If jingoism there be on earth, where are its headquarters, its normal school, its university extension system? Where, pray, but in the example of England? No one who has watched the course of things at Washington can help seeing the influence of that vast object-lesson. Seeley’s book, “The Expansion of England,” is of itself enough to demoralize a whole generation of Congressmen. It is the trophies of Great Britain which will not allow Lodge and Roosevelt to sleep. Logically, they have the right of it. If it be a great and beneficent thing for England to annex, by hook or crook, every desirable harbor or island on the globe; to secure Gibraltar by a trick, India by a lucky disobedience of orders, Egypt by a temporary occupation of which the other end never arrives, – why not follow the example? This impulse lay behind the whole Hawaiian negotiation; it asserts itself in all the Venezuela interference, in all the Cuban imbroglio. Moreover, it is absolutely consistent and defensible, if England is, as we are constantly assured, the great, beneficent, and civilizing power on the earth. If so, let us also be beneficent; let us proceed to civilize; let us, too, say, especially to all Spanish-speaking peoples, “Sois mon frère, ou je te tue!”

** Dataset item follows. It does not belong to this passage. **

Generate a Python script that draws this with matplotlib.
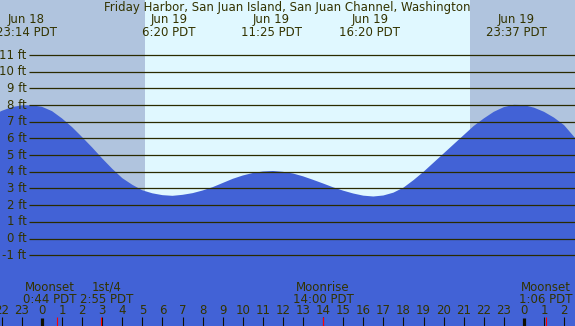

If there ever was a Church Militant, surely England is the Nation Militant. While we debate a gunboat, she equips a fleet; while we introduce a bill for an earth-work, and refer it to a committee, she forwards ten additional guns to Puget Sound. “Her march is o’er the mountain wave,” as Campbell long since boasted; and yet, whenever the youngest statesman asks why we should not be allowed to take a faltering step after her, he is treated as if he had violated the traditions of the human race and had indeed brought death into the world and all our woe. Let us at heart be consistent. To me, I confess, the old tradition of “an unarmed nation” – about which that good soldier, Gen. F. A. Walker, once made so fine an address – still seems the better thing. But the unarmed nation is the condemnation of England; if defencelessness is right, then England is all wrong, and we should say so. We can by no possible combination be English and pacific at the same time.

Above all, it seems to me an absolute abandonment of the whole principle of republican institutions to say that they are for one nation alone, and for only those who speak one language. If deserving means anything, it means that sooner or later all will grow up to it. Nobody doubts that the Romans governed well and were the best road-builders on this planet; but all now admit that it helped human progress when they took themselves out of England and left those warring tribes to work themselves out of their dark condition into such self-government as they now possess. There was a time on this continent when Mexico was such a scene of chaos that the very word “to Mexicanize” carried a meaning of disorder. Yet what State of the Union has shown more definite and encouraging progress than has been accomplished in Mexico within the last ten years? What Mexico is, every Spanish-American or Portuguese-American state may yet be, only give it time and a fair chance. If we believe that the principle of self-government is unavailable for those who speak Spanish, we might as well have allowed Maximilian to set up his little empire undisturbed. No one ever doubted that Louis Napoleon knew how to build good roads and to shoot straight; and perhaps he might have taught the same arts to his representative. Whatever injury we may before have done to Mexico, we repaid it liberally when we said to Europe, “Hands off,” and secured to that Spanish-American state its splendid career of self-development out of chaos. What Mexico has done the states of South America may yet imitate.